The Detroit Historical Museum has reopened after prepping for a new exhibit [DHS] on "lives of a wide range of community leaders who provoked passionate opinions throughout metro Detroit."
What makes a leader, the Museum asks? What qualities or characteristics define leadership? Are leaders a product of their era or do they transcend time? Why are some viewed as hero and some villain?
Good questions. Lewis Cass is among the group of 16. His record could speak for itself: War of 1812 military leader, governor of the Michigan territory, Secretary of War, ambassador, US Senator, nominee for President, Secretary of State. Hero? Well, besides his service under fire, he resigned from the Buchanan Cabinet due to the 'doughface' response to Southern secession. Villain? Well, he was a proponent of popular sovereignty, which could have extended slavery into the West.

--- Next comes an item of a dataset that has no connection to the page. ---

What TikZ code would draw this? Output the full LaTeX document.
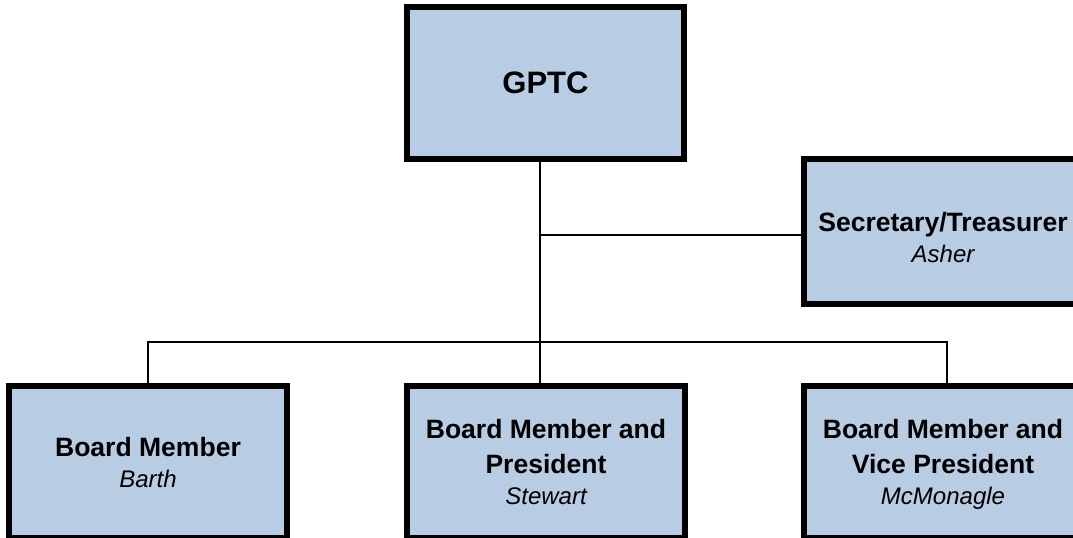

Here's how one Michigander wrote this about him in the early part of the Civil War: "It was with something of veneration that I looked at this man .... He did not seem to belong to the present so much as to the past. Fifty years before I was born, he had been a living witness of the inauguration of George Washington as first President of the United States. He had watched the rowth of the American Union from the time of adoption of the Constitution. He had been a contemporary of Jefferson, Madison, the Adamses, Burr and Hamilton. ... His work was done, and it seemed as if a portrait by one of the great masters had stepped down from the canvas to mingle with living persons."
From Riding With Custer, J.H.Kidd, Bison Books edition at p.26.
Did Cass transcend and, if so, as hero? He stands as one of the two Michigan representatives in Statuary Hall. His name is on a Detroit street, a county, a town. And, unlike many of his generation, he lived to see his country reunited, having proven himself of greater presidential stuff than the one he last served.